As far as performance is concerned, it shouldn’t surprise anyone that the kings or acceleration, braking and emergency lane change speed (i.e. handling) were all thoroughbred sports cars. The Dodge Viper SRT10 was tops in the acceleration category, with its cosmically-powerful 8.4L V10 flinging the car from a dead stop to 60 mph in 4.2 seconds. When it came to stopping from 60, the Porsche Boxster was the champion, taking just 112 feet to come to a standstill. Finally, when it came time to turn quickly, it was another Porsche – this time the 911 Carrera S – bringing the laurels to Stuttgart.
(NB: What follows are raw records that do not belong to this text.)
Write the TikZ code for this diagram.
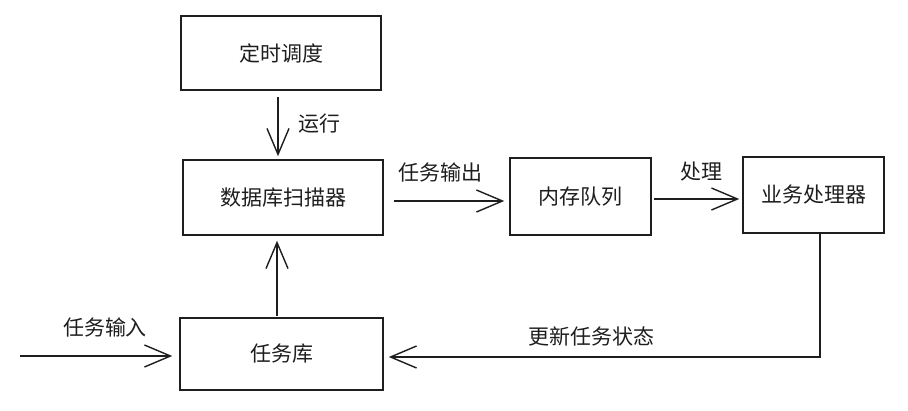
\documentclass[tikz,border=0pt]{standalone}
\usepackage{fontspec}
\setmainfont{Noto Sans CJK SC}
\usetikzlibrary{arrows.meta}
\definecolor{ink}{HTML}{1E1E1E}
\begin{document}
\begin{tikzpicture}[x=1pt,y=-1pt,
  box/.style={draw=ink, line width=1.5pt, inner sep=0pt, text=ink, font=\fontsize{21}{25}\selectfont},
  lbl/.style={text=ink, inner sep=0pt, font=\fontsize{21}{25}\selectfont},
  arr/.style={draw=ink, line width=1.4pt, -{Straight Barb[length=26pt,width=22pt,line width=1.4pt]}}]
\useasboundingbox[fill=white] (0,0) rectangle (908,410);
\node[box, minimum width=200pt, minimum height=74pt] (timer) at (281,53) {定时调度};
\node[box, minimum width=200pt, minimum height=75pt] (scanner) at (283,197.5) {数据库扫描器};
\node[box, minimum width=141pt, minimum height=77pt] (queue) at (580.5,196.5) {内存队列};
\node[box, minimum width=141pt, minimum height=76pt] (biz) at (813.5,195) {业务处理器};
\node[box, minimum width=203pt, minimum height=72pt] (store) at (281.5,354) {任务库};
\coordinate (in) at (20,356);
% connectors
\draw[arr, shorten <=6pt, shorten >=3pt] ([xshift=-3pt]timer.south) -- ([xshift=-5pt]scanner.north);
\draw[arr, shorten <=10pt, shorten >=5pt] ([yshift=-3.5pt]scanner.east) -- ([yshift=-4.5pt]queue.west);
\draw[arr, shorten <=2pt, shorten >=3pt] ([yshift=-2.5pt]queue.east) -- ([yshift=-4pt]biz.west);
\draw[arr, shorten <=1pt, shorten >=5pt] ([xshift=-4.5pt]store.north) -- ([xshift=-6pt]scanner.south);
\draw[arr, shorten >=7pt] (in) -- (store.west |- in);
\draw[arr, shorten >=5pt] ([xshift=6.5pt]biz.south) |- ([yshift=-3pt]store.east);
% labels
\node[lbl] (l1) at (319,124) {运行};
\node[lbl] (l2) at (440,172) {任务输出};
\node[lbl] (l3) at (701,172) {处理};
\node[lbl] (l4) at (105,327) {任务输入};
\node[lbl] (l5) at (591,336) {更新任务状态};
\end{tikzpicture}
\end{document}
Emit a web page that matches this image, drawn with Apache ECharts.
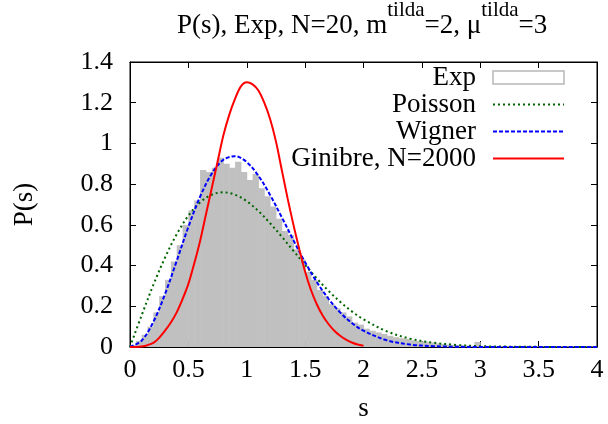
<!DOCTYPE html>
<html>
<head>
<meta charset="utf-8">
<script src="https://cdn.jsdelivr.net/npm/echarts@6/dist/echarts.min.js"></script>
<style>
html,body{margin:0;padding:0;background:#fff;}
#chart{width:608px;height:424px;}
</style>
</head>
<body>
<div id="chart"></div>
<script>
// ---- data ----
const xTicks = [0, 0.5, 1, 1.5, 2, 2.5, 3, 3.5, 4];
const yTicks = [0, 0.2, 0.4, 0.6, 0.8, 1, 1.2, 1.4];

// histogram "Exp": bin width and bar heights (bins from s=0)
const binWidth = 0.05;
const histValues = [
  0.01, 0.03, 0.06, 0.10, 0.17, 0.25, 0.33, 0.42, 0.50, 0.60,
  0.67, 0.72, 0.87, 0.86, 0.88, 0.93, 0.90, 0.88, 0.91, 0.86,
  0.82, 0.85, 0.78, 0.74, 0.69, 0.63, 0.57, 0.55, 0.48, 0.43,
  0.37, 0.33, 0.28, 0.25, 0.21, 0.19, 0.17, 0.15, 0.12, 0.11,
  0.09, 0.08, 0.072, 0.064, 0.055, 0.048, 0.043, 0.040, 0.033, 0.030,
  0.027, 0.022, 0.018, 0.015, 0.012, 0.010, 0.008, 0.007, 0.006, 0.025,
  0.005, 0.004, 0.004, 0.003, 0.003, 0.003, 0.002, 0.002, 0.002, 0.002,
  0.001, 0.001, 0.001, 0.001, 0.001, 0.001, 0.001, 0.001, 0.001, 0.001
];

// smooth curves sampled at these s values
const curveS = [0, 0.1, 0.2, 0.3, 0.4, 0.5, 0.6, 0.7, 0.8, 0.9, 1.0,
  1.1, 1.2, 1.3, 1.4, 1.5, 1.6, 1.7, 1.8, 1.9, 2.0,
  2.2, 2.4, 2.6, 2.8, 3.0, 3.2, 3.4, 3.6, 3.8, 4.0];
const poissonValues = [0, 0.156, 0.305, 0.439, 0.554, 0.645, 0.710, 0.748, 0.760, 0.748, 0.716,
  0.668, 0.608, 0.542, 0.472, 0.403, 0.337, 0.276, 0.222, 0.175, 0.136,
  0.077, 0.041, 0.021, 0.010, 0.004, 0.002, 0.001, 0.0003, 0.0001, 0];
const wignerValues = [0, 0.032, 0.123, 0.260, 0.423, 0.590, 0.738, 0.851, 0.920, 0.937, 0.908,
  0.841, 0.747, 0.637, 0.524, 0.416, 0.319, 0.237, 0.170, 0.118, 0.080,
  0.033, 0.012, 0.004, 0.001, 0.0003, 0, 0, 0, 0, 0];
const ginibreS = [0, 0.05, 0.1, 0.15, 0.2, 0.25, 0.3, 0.35, 0.4, 0.45, 0.5,
  0.55, 0.6, 0.65, 0.7, 0.75, 0.8, 0.85, 0.9, 0.95, 1.0,
  1.05, 1.1, 1.15, 1.2, 1.25, 1.3, 1.35, 1.4, 1.45, 1.5,
  1.55, 1.6, 1.65, 1.7, 1.75, 1.8, 1.85, 1.9, 1.95, 2.0];
const ginibreValues = [0, 0.0005, 0.003, 0.009, 0.02, 0.045, 0.08, 0.12, 0.17, 0.235, 0.31,
  0.41, 0.52, 0.65, 0.78, 0.91, 1.04, 1.14, 1.22, 1.28, 1.30,
  1.29, 1.26, 1.20, 1.12, 1.01, 0.87, 0.73, 0.60, 0.48, 0.37,
  0.28, 0.21, 0.155, 0.113, 0.08, 0.055, 0.036, 0.022, 0.012, 0.006];

const seriesNames = ['Exp', 'Poisson', 'Wigner', 'Ginibre, N=2000'];

// ---- build chart ----
const FONT = '"Liberation Serif", "DejaVu Serif", serif';
const FS = 27;
const pairs = (xs, ys) => xs.map((x, i) => [x, ys[i]]);
const histData = histValues.map((v, i) => [i * binWidth, (i + 1) * binWidth, v]);

const chart = echarts.init(document.getElementById('chart'), null, {renderer: 'canvas'});

const axisCommon = {
  type: 'value',
  axisLine: {show: true, onZero: false, lineStyle: {color: '#000', width: 1}},
  axisTick: {show: true, inside: true, length: 6, lineStyle: {color: '#000', width: 1}},
  splitLine: {show: false}
};

chart.setOption({
  animation: false,
  backgroundColor: '#fff',
  title: {
    text: '{n|P(s), Exp, N=20, m}{s|tilda}{n|=2, μ}{s|tilda}{n|=3}',
    left: 177,
    top: 0,
    padding: 0,
    textStyle: {
      fontWeight: 'normal',
      rich: {
        n: {fontFamily: FONT, fontSize: FS, fontWeight: 'normal', color: '#000', lineHeight: 39, verticalAlign: 'bottom'},
        s: {fontFamily: FONT, fontSize: 21, fontWeight: 'normal', color: '#000', lineHeight: 22, verticalAlign: 'top'}
      }
    }
  },
  grid: {left: 130, right: 11, top: 62, bottom: 77, show: true, borderColor: '#000', borderWidth: 1,
    containLabel: false, outerBoundsMode: 'none'},
  legend: {
    orient: 'vertical',
    right: 43,
    top: 64,
    padding: 0,
    align: 'right',
    itemWidth: 71,
    itemHeight: 13,
    itemGap: 0,
    textStyle: {fontFamily: FONT, fontSize: FS, color: '#000', lineHeight: 27, padding: [0, 12, 0, 0]},
    data: [
      {name: seriesNames[0], icon: 'rect', itemStyle: {color: '#ffffff', borderColor: '#b8b8b8', borderWidth: 1.5, opacity: 1}},
      {name: seriesNames[1], itemStyle: {opacity: 0}},
      {name: seriesNames[2], itemStyle: {opacity: 0}},
      {name: seriesNames[3], itemStyle: {opacity: 0}}
    ]
  },
  xAxis: [
    Object.assign({}, axisCommon, {
      min: 0, max: 4, interval: 0.5, position: 'bottom',
      name: 's', nameLocation: 'middle', nameGap: 48,
      nameTextStyle: {fontFamily: FONT, fontSize: FS, color: '#000'},
      axisLabel: {fontFamily: FONT, fontSize: 26, color: '#000', margin: 10,
        formatter: v => String(v)}
    }),
    Object.assign({}, axisCommon, {
      min: 0, max: 4, interval: 0.5, position: 'top', axisLabel: {show: false}
    })
  ],
  yAxis: [
    Object.assign({}, axisCommon, {
      min: 0, max: 1.4, interval: 0.2, position: 'left',
      name: 'P(s)', nameLocation: 'middle', nameGap: 92, nameRotate: 90,
      nameTextStyle: {fontFamily: FONT, fontSize: FS, color: '#000'},
      axisLabel: {fontFamily: FONT, fontSize: 26, color: '#000', margin: 17,
        formatter: v => String(Math.round(v * 10) / 10)}
    }),
    Object.assign({}, axisCommon, {
      min: 0, max: 1.4, interval: 0.2, position: 'right', axisLabel: {show: false}
    })
  ],
  series: [
    {
      name: seriesNames[0],
      type: 'custom',
      xAxisIndex: 0, yAxisIndex: 0,
      itemStyle: {color: '#ffffff', borderColor: '#b8b8b8', borderWidth: 1.5},
      data: histData,
      encode: {x: [0, 1], y: 2},
      renderItem: function (params, api) {
        const p0 = api.coord([api.value(0), api.value(2)]);
        const p1 = api.coord([api.value(1), 0]);
        return {
          type: 'rect',
          shape: {x: p0[0], y: p0[1], width: p1[0] - p0[0] + 0.5, height: p1[1] - p0[1]},
          style: {fill: '#c0c0c0', stroke: null, lineWidth: 0}
        };
      },
      z: 1
    },
    {
      name: seriesNames[1], type: 'line', smooth: 0.35, showSymbol: false, symbol: 'none',
      data: pairs(curveS, poissonValues),
      itemStyle: {color: '#006400'},
      lineStyle: {color: '#006400', width: 2, type: [2, 3]},
      z: 3
    },
    {
      name: seriesNames[2], type: 'line', smooth: 0.35, showSymbol: false, symbol: 'none',
      data: pairs(curveS, wignerValues),
      itemStyle: {color: '#0000ff'},
      lineStyle: {color: '#0000ff', width: 2, type: [4, 2]},
      z: 4
    },
    {
      name: seriesNames[3], type: 'line', smooth: 0.3, showSymbol: false, symbol: 'none',
      data: pairs(ginibreS, ginibreValues),
      itemStyle: {color: '#ff0000'},
      lineStyle: {color: '#ff0000', width: 2},
      z: 5
    }
  ]
});
</script>
</body>
</html>
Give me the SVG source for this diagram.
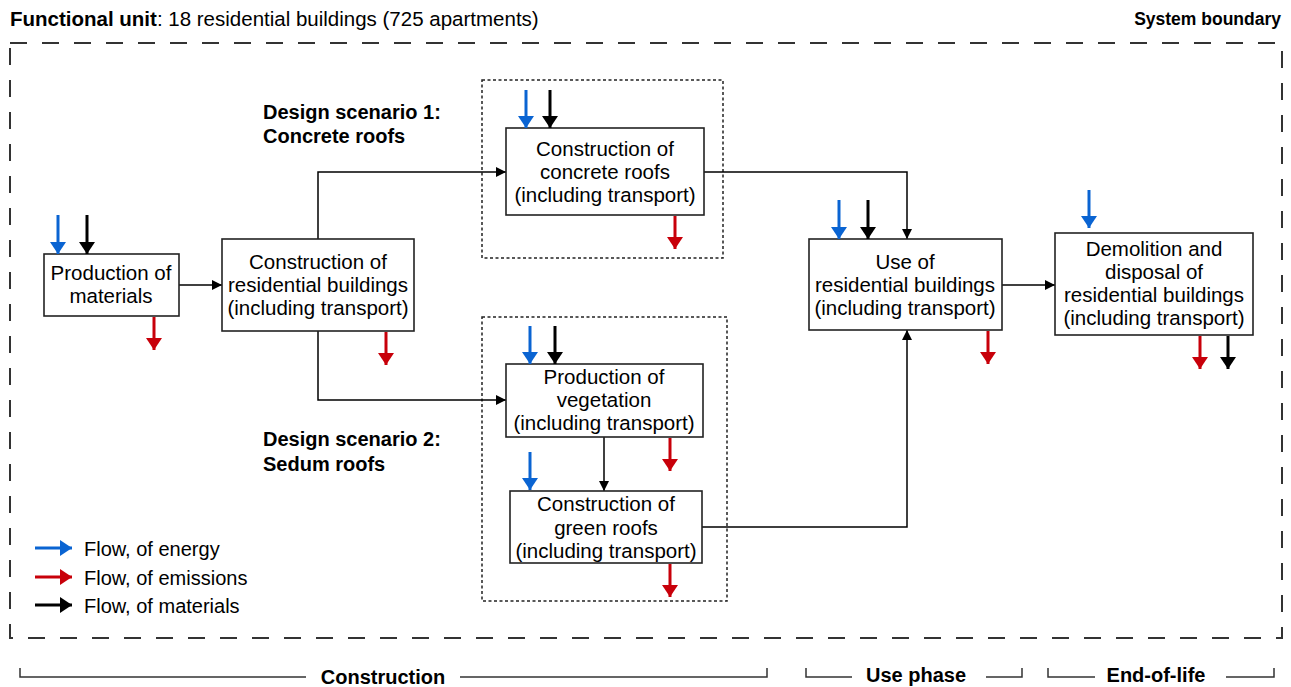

The hottest rear-drive 997 not containing “GT” in its name danced through the cones at 59.5 mph.
Which vehicles came in last in the categories listed above? The tiny, fussy-gearboxed Smart ForTwo Passion meandered to 60 mph in 14.2 seconds, the Chevrolet Silverado 2500 HD traveled 171 feet before coming to a halt from 60, and the Hummer H2 tippy-toed (assuming a machine of such girth is capable of such a thing) through the lane change maneuver at 44 mph. Granted, expecting these vehicles to go, stop and turn with pure performance cars is like expecting a rubber spatula to be just as good at mining coal as some strategically-placed C4 charges, but hey, knowledge is power.
And speaking of knowledge, you’d probably like to know what the highest-rated vehicle of 2010 is. Was it a family-friendly crossover? A dull-but-dependable midsize sedan? A clean green hybrid? No, no, and no: The best of the best, scoring 99 out of a possible 100 points on its test, was the Lexus LS 460L. Consumer Reports testers were smitten with the extended-wheelbase luxobarge’s h, roomy and exquisitely-crafted interior, copious amount of easy-to-use tech toys, and impressive-for-the-class 21 mpg real world fuel economy. Considering the black eyes Lexus and parent company Toyota have been receiving of late, the fact that their luxury flagship has so impressed the hardened, unbiased reviewers of Consumer Reports is something to smile about.